#### Problem requirements
Find the lines of data that contain the string "React", then list them.

#### Stored rows
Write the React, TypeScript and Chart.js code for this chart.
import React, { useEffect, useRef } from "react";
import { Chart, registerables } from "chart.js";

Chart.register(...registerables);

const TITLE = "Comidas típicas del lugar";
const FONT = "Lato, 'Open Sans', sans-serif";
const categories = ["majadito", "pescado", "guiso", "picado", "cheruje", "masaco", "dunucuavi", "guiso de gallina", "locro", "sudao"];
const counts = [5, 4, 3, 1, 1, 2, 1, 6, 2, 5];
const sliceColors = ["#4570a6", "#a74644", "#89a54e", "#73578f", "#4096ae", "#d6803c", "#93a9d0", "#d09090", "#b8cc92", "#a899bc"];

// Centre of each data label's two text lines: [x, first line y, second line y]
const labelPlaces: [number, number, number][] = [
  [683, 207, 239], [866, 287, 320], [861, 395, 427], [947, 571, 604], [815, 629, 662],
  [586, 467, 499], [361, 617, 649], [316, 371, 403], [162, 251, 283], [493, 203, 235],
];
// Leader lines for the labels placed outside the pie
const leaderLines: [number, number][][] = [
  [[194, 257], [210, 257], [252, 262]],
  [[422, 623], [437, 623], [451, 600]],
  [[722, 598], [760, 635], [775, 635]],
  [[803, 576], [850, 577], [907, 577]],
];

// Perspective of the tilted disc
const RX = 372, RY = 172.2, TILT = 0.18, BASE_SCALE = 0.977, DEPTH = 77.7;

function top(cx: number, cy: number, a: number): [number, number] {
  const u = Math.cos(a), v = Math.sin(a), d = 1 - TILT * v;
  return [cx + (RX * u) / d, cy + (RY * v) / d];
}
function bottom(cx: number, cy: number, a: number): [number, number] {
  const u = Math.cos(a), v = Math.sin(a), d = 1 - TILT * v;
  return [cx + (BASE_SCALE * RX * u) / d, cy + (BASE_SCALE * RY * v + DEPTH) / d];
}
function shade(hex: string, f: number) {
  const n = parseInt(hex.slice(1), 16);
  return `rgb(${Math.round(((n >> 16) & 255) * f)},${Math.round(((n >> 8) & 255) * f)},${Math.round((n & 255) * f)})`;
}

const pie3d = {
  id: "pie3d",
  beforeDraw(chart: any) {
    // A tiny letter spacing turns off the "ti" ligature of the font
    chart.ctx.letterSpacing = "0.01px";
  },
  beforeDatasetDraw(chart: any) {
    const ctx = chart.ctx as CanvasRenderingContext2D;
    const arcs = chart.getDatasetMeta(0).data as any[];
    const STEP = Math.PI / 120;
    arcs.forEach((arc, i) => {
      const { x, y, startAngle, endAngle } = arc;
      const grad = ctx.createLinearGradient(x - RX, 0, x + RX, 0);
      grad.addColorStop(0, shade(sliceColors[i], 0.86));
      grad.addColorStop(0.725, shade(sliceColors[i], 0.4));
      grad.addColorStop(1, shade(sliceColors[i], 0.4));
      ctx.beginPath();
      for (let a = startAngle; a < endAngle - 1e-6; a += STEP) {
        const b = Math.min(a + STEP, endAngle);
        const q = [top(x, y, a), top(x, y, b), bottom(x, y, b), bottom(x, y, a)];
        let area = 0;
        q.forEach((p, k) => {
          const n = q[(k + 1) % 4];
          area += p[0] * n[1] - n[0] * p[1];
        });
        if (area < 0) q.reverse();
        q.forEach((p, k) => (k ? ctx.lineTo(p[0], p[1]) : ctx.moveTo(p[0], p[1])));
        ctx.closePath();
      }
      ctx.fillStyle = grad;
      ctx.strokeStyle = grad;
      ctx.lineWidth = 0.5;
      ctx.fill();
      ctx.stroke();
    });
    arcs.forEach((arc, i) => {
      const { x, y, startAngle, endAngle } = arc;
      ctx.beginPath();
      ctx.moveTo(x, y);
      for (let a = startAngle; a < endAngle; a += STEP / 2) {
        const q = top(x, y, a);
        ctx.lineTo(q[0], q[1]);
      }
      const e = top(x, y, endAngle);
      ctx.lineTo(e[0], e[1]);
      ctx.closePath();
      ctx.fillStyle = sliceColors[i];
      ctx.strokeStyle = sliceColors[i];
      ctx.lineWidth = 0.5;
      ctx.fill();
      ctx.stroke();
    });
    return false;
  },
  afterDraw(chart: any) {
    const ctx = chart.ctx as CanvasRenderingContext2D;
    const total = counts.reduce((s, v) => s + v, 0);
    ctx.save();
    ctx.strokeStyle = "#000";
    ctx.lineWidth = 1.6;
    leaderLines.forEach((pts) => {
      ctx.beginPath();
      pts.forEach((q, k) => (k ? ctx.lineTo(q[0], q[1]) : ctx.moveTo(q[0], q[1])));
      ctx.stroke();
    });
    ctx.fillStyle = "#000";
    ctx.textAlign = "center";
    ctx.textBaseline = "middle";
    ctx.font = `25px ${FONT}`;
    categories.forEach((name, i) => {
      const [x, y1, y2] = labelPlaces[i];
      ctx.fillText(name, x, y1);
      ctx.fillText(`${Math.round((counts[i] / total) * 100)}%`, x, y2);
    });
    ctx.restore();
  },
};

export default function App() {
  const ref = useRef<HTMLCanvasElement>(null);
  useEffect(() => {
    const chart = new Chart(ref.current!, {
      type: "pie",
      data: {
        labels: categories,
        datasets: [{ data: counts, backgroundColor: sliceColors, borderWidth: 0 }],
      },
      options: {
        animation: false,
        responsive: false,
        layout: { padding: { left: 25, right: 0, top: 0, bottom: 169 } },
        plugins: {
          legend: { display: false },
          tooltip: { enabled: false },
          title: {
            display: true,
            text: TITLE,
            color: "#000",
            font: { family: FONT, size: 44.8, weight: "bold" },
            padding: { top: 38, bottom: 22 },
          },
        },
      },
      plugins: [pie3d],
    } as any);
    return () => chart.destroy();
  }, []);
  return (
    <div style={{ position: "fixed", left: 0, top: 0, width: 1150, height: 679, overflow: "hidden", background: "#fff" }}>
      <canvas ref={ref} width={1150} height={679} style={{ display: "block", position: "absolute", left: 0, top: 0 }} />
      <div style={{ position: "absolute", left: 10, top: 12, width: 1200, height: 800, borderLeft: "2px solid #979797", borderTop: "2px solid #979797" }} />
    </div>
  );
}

...

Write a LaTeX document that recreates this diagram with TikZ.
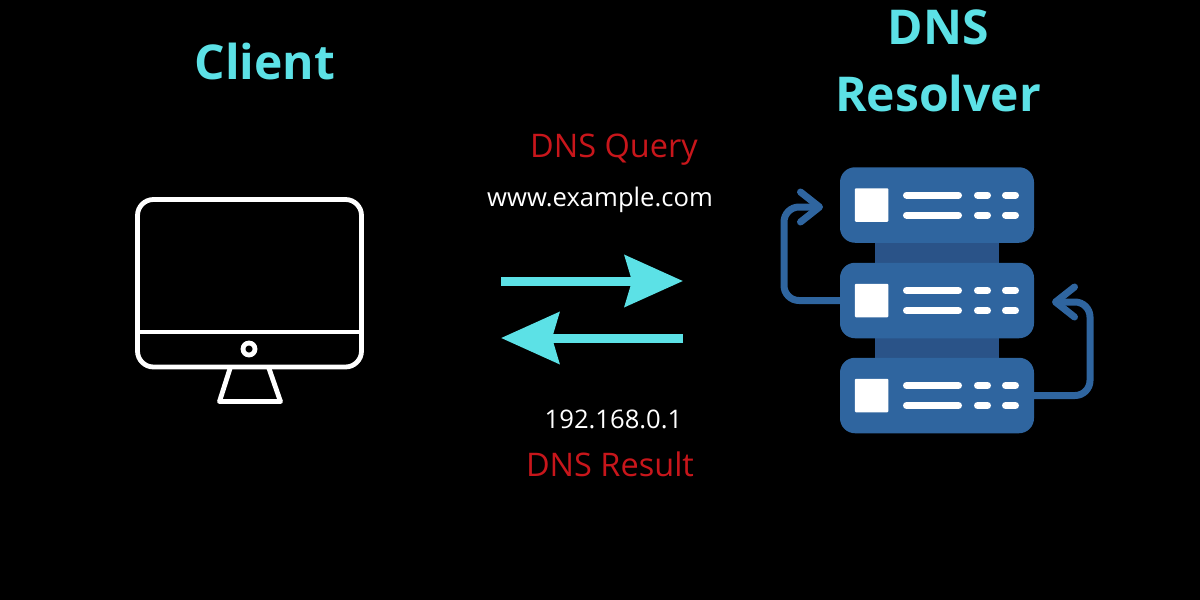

#### Answer for the task
Write the React, TypeScript and Chart.js code for this chart.
import React, { useEffect, useRef } from "react";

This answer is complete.